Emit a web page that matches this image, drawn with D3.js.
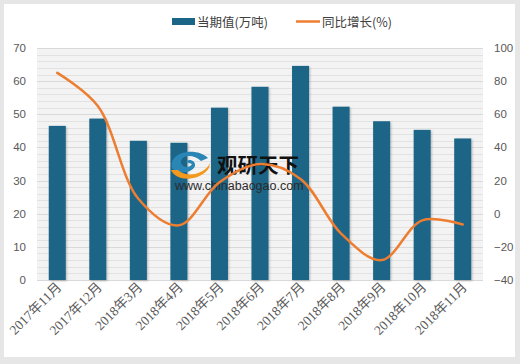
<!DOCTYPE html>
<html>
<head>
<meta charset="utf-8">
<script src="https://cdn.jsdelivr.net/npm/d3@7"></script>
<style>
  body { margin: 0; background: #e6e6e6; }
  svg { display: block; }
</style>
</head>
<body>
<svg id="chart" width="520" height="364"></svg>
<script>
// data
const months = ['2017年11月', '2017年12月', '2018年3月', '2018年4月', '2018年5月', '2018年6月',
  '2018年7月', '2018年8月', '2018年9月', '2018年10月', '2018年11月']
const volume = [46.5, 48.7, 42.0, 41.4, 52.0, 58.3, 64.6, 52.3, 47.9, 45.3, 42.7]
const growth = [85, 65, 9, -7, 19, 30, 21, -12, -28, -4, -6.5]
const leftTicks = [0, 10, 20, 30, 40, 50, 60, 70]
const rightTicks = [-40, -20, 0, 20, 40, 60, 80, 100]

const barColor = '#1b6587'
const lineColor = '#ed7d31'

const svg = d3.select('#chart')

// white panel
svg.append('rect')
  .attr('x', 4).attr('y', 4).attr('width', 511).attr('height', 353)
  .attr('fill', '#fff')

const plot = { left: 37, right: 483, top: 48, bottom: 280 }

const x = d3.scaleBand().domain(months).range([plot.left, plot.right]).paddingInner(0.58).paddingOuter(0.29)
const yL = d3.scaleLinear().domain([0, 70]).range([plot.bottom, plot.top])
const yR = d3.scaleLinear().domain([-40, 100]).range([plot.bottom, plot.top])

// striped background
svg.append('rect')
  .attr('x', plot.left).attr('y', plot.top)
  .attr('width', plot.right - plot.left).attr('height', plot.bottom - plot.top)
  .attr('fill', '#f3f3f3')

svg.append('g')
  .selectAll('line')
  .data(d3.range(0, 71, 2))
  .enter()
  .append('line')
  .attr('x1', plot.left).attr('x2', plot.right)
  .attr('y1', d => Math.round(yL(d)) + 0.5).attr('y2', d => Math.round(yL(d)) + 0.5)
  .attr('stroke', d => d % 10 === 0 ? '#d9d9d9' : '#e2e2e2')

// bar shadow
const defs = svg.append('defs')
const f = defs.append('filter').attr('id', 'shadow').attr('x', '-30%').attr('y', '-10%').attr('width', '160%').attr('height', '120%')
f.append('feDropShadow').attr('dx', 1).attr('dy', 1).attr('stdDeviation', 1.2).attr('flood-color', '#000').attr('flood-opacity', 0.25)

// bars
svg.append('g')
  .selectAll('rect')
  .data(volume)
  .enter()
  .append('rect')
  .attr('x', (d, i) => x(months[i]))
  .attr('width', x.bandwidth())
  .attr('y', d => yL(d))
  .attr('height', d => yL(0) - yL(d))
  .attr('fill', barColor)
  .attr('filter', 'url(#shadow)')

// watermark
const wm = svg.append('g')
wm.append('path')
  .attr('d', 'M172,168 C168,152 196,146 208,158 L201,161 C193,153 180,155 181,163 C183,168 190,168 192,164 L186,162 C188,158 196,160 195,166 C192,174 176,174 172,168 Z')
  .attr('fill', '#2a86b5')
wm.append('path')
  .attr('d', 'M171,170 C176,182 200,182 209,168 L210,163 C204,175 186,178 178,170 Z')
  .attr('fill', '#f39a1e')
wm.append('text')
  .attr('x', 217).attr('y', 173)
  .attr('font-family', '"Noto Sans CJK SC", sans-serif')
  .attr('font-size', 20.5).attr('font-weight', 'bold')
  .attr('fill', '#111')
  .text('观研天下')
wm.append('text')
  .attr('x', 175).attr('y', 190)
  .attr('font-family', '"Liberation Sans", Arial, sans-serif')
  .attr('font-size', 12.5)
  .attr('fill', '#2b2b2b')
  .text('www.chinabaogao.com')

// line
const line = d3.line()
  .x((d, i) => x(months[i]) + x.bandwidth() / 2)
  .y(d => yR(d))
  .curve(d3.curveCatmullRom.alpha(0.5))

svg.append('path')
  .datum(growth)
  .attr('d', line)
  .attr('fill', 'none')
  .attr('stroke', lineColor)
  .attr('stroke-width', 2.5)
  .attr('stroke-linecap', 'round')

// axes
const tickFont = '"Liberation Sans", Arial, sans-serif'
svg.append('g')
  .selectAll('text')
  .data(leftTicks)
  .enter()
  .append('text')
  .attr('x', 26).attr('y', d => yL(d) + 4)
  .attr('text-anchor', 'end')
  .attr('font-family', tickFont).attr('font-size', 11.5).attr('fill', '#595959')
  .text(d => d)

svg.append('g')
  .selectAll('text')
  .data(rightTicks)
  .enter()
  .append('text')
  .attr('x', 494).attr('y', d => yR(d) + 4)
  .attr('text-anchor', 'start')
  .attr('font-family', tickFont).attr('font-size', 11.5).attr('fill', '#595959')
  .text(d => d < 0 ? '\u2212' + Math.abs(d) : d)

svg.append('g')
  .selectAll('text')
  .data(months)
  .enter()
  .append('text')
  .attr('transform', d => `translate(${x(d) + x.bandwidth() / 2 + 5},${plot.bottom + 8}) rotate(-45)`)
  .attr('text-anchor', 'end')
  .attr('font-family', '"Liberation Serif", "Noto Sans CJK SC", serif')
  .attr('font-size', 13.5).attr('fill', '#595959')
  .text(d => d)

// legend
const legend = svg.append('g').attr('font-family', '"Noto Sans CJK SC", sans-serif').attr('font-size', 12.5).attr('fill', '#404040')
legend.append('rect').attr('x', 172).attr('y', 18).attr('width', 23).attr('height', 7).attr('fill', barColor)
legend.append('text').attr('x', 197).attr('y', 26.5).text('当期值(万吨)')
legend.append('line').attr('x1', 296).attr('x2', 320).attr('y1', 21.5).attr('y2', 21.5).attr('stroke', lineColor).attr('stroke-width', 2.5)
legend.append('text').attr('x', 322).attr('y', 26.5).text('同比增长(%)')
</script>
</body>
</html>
* * *
SET EXERCISE | From the data above, write out everything exactly except the pictures.

EXERCISE RESPONSE |
Emit a web page that matches this image, drawn with D3.js.
<!DOCTYPE html>
<html>
<head>
<meta charset="utf-8">
<script src="https://cdn.jsdelivr.net/npm/d3@7"></script>
<style>
  body { margin: 0; background: #e6e6e6; }
  svg { display: block; }
</style>
</head>
<body>
<svg id="chart" width="520" height="364"></svg>
<script>
// data
const months = ['2017年11月', '2017年12月', '2018年3月', '2018年4月', '2018年5月', '2018年6月',
  '2018年7月', '2018年8月', '2018年9月', '2018年10月', '2018年11月']
const volume = [46.5, 48.7, 42.0, 41.4, 52.0, 58.3, 64.6, 52.3, 47.9, 45.3, 42.7]
const growth = [85, 65, 9, -7, 19, 30, 21, -12, -28, -4, -6.5]
const leftTicks = [0, 10, 20, 30, 40, 50, 60, 70]
const rightTicks = [-40, -20, 0, 20, 40, 60, 80, 100]

const barColor = '#1b6587'
const lineColor = '#ed7d31'

const svg = d3.select('#chart')

// white panel
svg.append('rect')
  .attr('x', 4).attr('y', 4).attr('width', 511).attr('height', 353)
  .attr('fill', '#fff')

const plot = { left: 37, right: 483, top: 48, bottom: 280 }

const x = d3.scaleBand().domain(months).range([plot.left, plot.right]).paddingInner(0.58).paddingOuter(0.29)
const yL = d3.scaleLinear().domain([0, 70]).range([plot.bottom, plot.top])
const yR = d3.scaleLinear().domain([-40, 100]).range([plot.bottom, plot.top])

// striped background
svg.append('rect')
  .attr('x', plot.left).attr('y', plot.top)
  .attr('width', plot.right - plot.left).attr('height', plot.bottom - plot.top)
  .attr('fill', '#f3f3f3')

svg.append('g')
  .selectAll('line')
  .data(d3.range(0, 71, 2))
  .enter()
  .append('line')
  .attr('x1', plot.left).attr('x2', plot.right)
  .attr('y1', d => Math.round(yL(d)) + 0.5).attr('y2', d => Math.round(yL(d)) + 0.5)
  .attr('stroke', d => d % 10 === 0 ? '#d9d9d9' : '#e2e2e2')

// bar shadow
const defs = svg.append('defs')
const f = defs.append('filter').attr('id', 'shadow').attr('x', '-30%').attr('y', '-10%').attr('width', '160%').attr('height', '120%')
f.append('feDropShadow').attr('dx', 1).attr('dy', 1).attr('stdDeviation', 1.2).attr('flood-color', '#000').attr('flood-opacity', 0.25)

// bars
svg.append('g')
  .selectAll('rect')
  .data(volume)
  .enter()
  .append('rect')
  .attr('x', (d, i) => x(months[i]))
  .attr('width', x.bandwidth())
  .attr('y', d => yL(d))
  .attr('height', d => yL(0) - yL(d))
  .attr('fill', barColor)
  .attr('filter', 'url(#shadow)')

// watermark
const wm = svg.append('g')
wm.append('path')
  .attr('d', 'M172,168 C168,152 196,146 208,158 L201,161 C193,153 180,155 181,163 C183,168 190,168 192,164 L186,162 C188,158 196,160 195,166 C192,174 176,174 172,168 Z')
  .attr('fill', '#2a86b5')
wm.append('path')
  .attr('d', 'M171,170 C176,182 200,182 209,168 L210,163 C204,175 186,178 178,170 Z')
  .attr('fill', '#f39a1e')
wm.append('text')
  .attr('x', 217).attr('y', 173)
  .attr('font-family', '"Noto Sans CJK SC", sans-serif')
  .attr('font-size', 20.5).attr('font-weight', 'bold')
  .attr('fill', '#111')
  .text('观研天下')
wm.append('text')
  .attr('x', 175).attr('y', 190)
  .attr('font-family', '"Liberation Sans", Arial, sans-serif')
  .attr('font-size', 12.5)
  .attr('fill', '#2b2b2b')
  .text('www.chinabaogao.com')

// line
const line = d3.line()
  .x((d, i) => x(months[i]) + x.bandwidth() / 2)
  .y(d => yR(d))
  .curve(d3.curveCatmullRom.alpha(0.5))

svg.append('path')
  .datum(growth)
  .attr('d', line)
  .attr('fill', 'none')
  .attr('stroke', lineColor)
  .attr('stroke-width', 2.5)
  .attr('stroke-linecap', 'round')

// axes
const tickFont = '"Liberation Sans", Arial, sans-serif'
svg.append('g')
  .selectAll('text')
  .data(leftTicks)
  .enter()
  .append('text')
  .attr('x', 26).attr('y', d => yL(d) + 4)
  .attr('text-anchor', 'end')
  .attr('font-family', tickFont).attr('font-size', 11.5).attr('fill', '#595959')
  .text(d => d)

svg.append('g')
  .selectAll('text')
  .data(rightTicks)
  .enter()
  .append('text')
  .attr('x', 494).attr('y', d => yR(d) + 4)
  .attr('text-anchor', 'start')
  .attr('font-family', tickFont).attr('font-size', 11.5).attr('fill', '#595959')
  .text(d => d < 0 ? '\u2212' + Math.abs(d) : d)

svg.append('g')
  .selectAll('text')
  .data(months)
  .enter()
  .append('text')
  .attr('transform', d => `translate(${x(d) + x.bandwidth() / 2 + 5},${plot.bottom + 8}) rotate(-45)`)
  .attr('text-anchor', 'end')
  .attr('font-family', '"Liberation Serif", "Noto Sans CJK SC", serif')
  .attr('font-size', 13.5).attr('fill', '#595959')
  .text(d => d)

// legend
const legend = svg.append('g').attr('font-family', '"Noto Sans CJK SC", sans-serif').attr('font-size', 12.5).attr('fill', '#404040')
legend.append('rect').attr('x', 172).attr('y', 18).attr('width', 23).attr('height', 7).attr('fill', barColor)
legend.append('text').attr('x', 197).attr('y', 26.5).text('当期值(万吨)')
legend.append('line').attr('x1', 296).attr('x2', 320).attr('y1', 21.5).attr('y2', 21.5).attr('stroke', lineColor).attr('stroke-width', 2.5)
legend.append('text').attr('x', 322).attr('y', 26.5).text('同比增长(%)')
</script>
</body>
</html>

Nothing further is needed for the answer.